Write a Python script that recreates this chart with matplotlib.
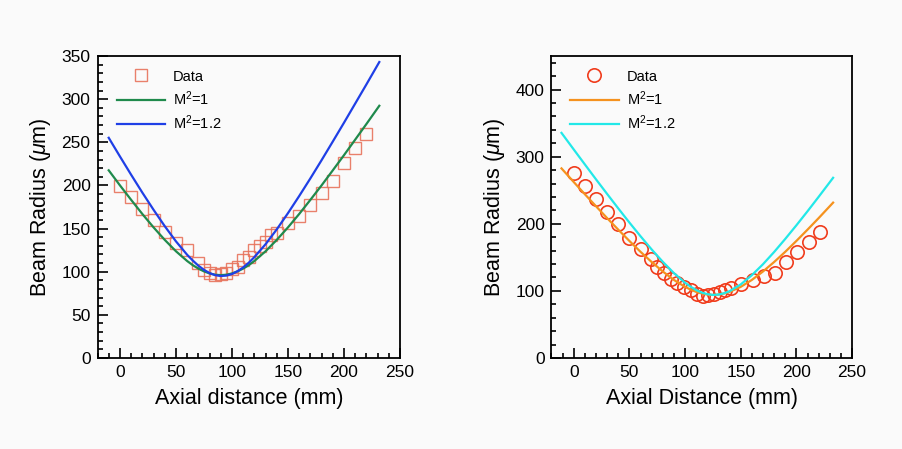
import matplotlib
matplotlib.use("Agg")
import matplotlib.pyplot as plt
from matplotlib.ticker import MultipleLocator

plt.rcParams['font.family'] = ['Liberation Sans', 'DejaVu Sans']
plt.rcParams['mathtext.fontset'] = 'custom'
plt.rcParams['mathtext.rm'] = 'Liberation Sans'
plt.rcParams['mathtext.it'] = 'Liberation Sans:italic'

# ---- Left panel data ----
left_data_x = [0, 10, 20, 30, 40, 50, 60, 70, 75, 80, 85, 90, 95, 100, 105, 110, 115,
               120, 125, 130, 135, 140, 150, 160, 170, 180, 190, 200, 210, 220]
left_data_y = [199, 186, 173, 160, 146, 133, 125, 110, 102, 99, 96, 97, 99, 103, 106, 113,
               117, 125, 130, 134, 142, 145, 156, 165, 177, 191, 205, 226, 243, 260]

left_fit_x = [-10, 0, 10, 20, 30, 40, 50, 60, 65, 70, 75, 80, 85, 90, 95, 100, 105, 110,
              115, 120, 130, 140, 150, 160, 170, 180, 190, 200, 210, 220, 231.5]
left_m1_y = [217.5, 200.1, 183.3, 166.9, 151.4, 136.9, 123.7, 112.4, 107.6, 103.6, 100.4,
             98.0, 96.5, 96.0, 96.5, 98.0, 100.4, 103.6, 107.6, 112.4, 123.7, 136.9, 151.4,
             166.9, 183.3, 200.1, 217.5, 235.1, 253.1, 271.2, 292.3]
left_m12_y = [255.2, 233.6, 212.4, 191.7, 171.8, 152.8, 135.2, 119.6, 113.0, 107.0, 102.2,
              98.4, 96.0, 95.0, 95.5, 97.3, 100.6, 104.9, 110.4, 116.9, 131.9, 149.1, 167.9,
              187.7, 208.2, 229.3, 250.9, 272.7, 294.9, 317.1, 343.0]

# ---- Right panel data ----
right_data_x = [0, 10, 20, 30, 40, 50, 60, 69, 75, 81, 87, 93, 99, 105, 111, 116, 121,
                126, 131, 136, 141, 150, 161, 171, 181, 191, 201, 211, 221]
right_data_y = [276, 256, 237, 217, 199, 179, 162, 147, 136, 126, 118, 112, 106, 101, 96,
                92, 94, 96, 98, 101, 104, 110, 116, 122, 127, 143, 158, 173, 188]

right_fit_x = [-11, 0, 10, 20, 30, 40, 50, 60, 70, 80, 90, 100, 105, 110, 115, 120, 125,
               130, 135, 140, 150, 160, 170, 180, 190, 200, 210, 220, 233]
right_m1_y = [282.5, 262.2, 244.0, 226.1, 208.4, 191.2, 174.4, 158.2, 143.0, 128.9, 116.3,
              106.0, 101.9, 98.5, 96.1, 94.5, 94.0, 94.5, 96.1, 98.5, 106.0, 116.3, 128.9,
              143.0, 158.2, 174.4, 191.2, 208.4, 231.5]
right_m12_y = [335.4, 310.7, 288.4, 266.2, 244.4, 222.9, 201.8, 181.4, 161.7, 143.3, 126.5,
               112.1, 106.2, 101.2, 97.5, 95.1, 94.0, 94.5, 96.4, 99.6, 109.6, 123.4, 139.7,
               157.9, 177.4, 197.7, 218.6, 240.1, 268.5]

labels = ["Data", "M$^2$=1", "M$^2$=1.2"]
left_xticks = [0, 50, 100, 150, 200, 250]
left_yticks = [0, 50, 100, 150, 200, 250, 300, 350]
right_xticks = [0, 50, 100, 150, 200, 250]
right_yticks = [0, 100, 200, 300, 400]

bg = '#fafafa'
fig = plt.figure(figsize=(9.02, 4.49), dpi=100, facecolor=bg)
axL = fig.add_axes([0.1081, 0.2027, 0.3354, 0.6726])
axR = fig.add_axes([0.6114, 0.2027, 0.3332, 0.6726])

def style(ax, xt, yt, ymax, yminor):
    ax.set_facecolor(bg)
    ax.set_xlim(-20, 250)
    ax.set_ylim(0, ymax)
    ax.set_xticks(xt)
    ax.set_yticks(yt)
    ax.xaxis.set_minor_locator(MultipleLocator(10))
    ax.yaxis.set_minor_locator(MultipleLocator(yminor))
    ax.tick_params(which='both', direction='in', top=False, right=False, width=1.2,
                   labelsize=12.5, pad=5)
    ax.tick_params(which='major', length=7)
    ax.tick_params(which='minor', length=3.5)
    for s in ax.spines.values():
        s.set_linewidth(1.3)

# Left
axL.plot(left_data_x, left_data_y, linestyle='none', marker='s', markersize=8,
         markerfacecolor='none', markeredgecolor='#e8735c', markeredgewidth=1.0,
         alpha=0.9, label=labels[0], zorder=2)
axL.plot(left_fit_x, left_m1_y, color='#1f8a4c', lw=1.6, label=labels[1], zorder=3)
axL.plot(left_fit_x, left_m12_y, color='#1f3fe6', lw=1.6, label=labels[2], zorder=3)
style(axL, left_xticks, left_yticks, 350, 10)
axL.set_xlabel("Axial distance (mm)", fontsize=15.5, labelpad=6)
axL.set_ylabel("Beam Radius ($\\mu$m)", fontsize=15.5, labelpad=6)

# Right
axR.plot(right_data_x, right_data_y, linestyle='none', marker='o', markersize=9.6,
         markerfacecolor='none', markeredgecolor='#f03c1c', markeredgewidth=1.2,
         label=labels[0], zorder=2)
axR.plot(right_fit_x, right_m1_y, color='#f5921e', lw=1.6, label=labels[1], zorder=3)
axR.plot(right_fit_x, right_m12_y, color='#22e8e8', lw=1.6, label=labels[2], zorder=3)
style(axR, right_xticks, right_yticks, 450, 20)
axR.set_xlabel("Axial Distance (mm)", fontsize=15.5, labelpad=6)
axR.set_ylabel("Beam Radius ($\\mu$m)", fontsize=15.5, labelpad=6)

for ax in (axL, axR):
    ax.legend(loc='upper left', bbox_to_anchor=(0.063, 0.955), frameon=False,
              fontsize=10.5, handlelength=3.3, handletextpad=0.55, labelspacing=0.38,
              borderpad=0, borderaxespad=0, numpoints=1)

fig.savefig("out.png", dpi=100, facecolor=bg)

Stated problem.
Restate each line from the start of the listing through the line bearing "plt.rcParams['mathtext.it'] = 'Liberation" word for word. Drop the pictures.

The output.
Write a Python script that recreates this chart with matplotlib.
import matplotlib
matplotlib.use("Agg")
import matplotlib.pyplot as plt
from matplotlib.ticker import MultipleLocator

plt.rcParams['font.family'] = ['Liberation Sans', 'DejaVu Sans']
plt.rcParams['mathtext.fontset'] = 'custom'
plt.rcParams['mathtext.rm'] = 'Liberation Sans'
plt.rcParams['mathtext.it'] = 'Liberation Sans:italic'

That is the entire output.